The role of racism in law and politics
The Court of Appeals decision was specifically based on its rejection of the lower court finding that the end of TPS was motivated by “racial animus” (racism) and therefore not enforceable. In its decision, the judges wrote that there was “no evidence linking the President’s animus to the TPS terminations—such as evidence that the President personally sought to influence the TPS terminations, or that any administration officials involved in the TPS decision-making process were themselves motivated by animus.”
In other words, the judges are not contesting that Trump is motivated by racism, but argued that it’s simply a coincidence that Trump’s administration then made the decision to expel hundreds of thousands of Black and Latino refugees from the country.
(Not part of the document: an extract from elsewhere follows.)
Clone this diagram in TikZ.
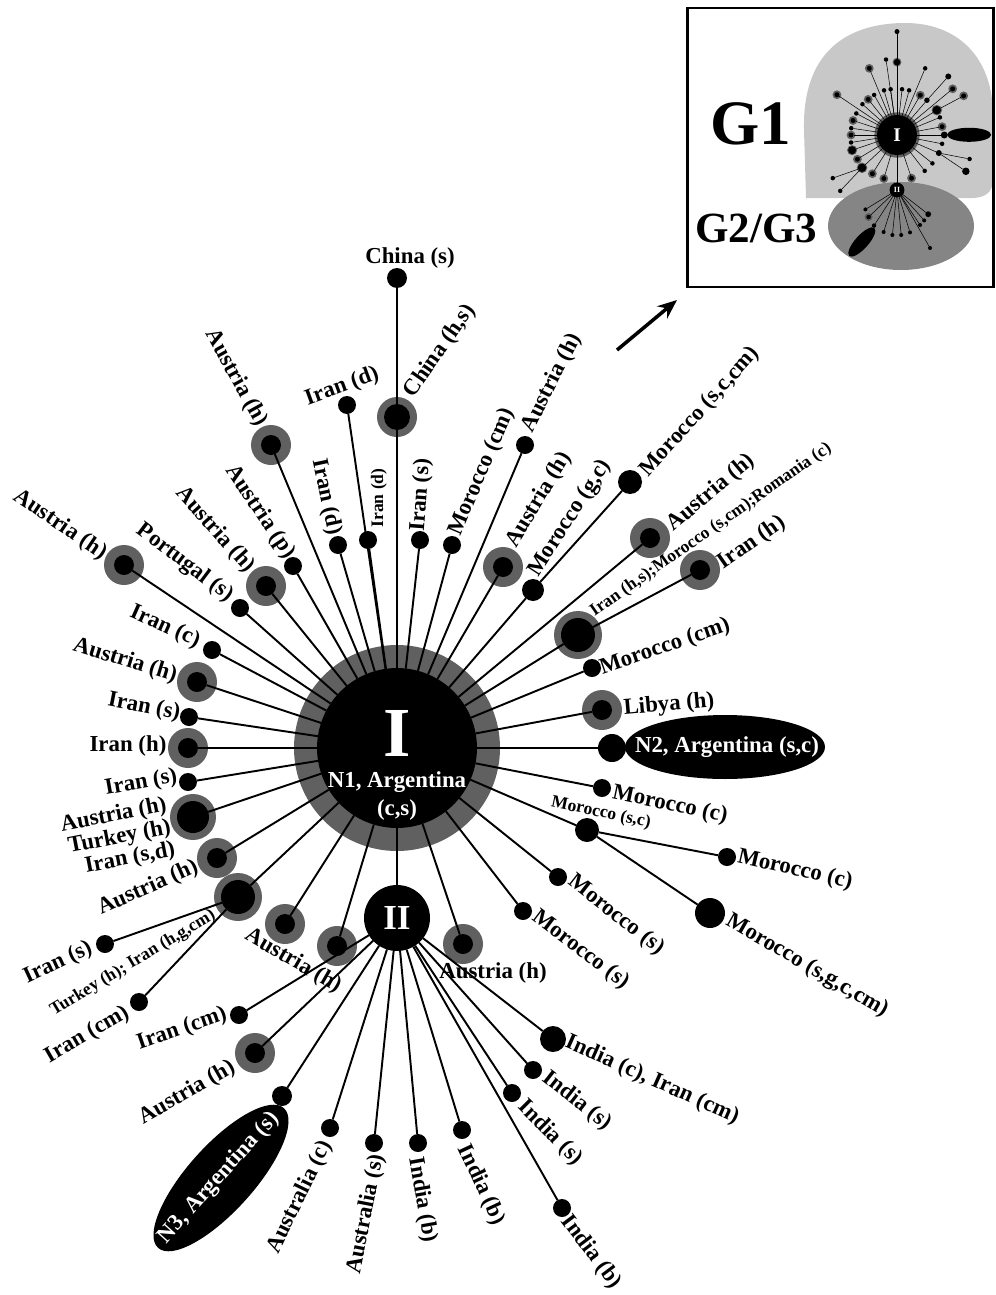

Garcia rejects this absurdity, stating that “the entire framework of Trump’s presidency” is racism and perpetuates “not just anti-immigrant rhetoric but policies.” She also argued that such moves are motivated by Trump’s re-election strategy, “[Trump] thinks that he has the winning ticket … excavating every single racist tendency in this country.”
With the ruling against TPS, the courts have played the role they have throughout the history of the United States — upholding injustice, endorsing racism and trampling on the rights of the oppressed. Despite the severity of this setback in the courtroom, the movement for full equality for all immigrants continues the struggle in the streets.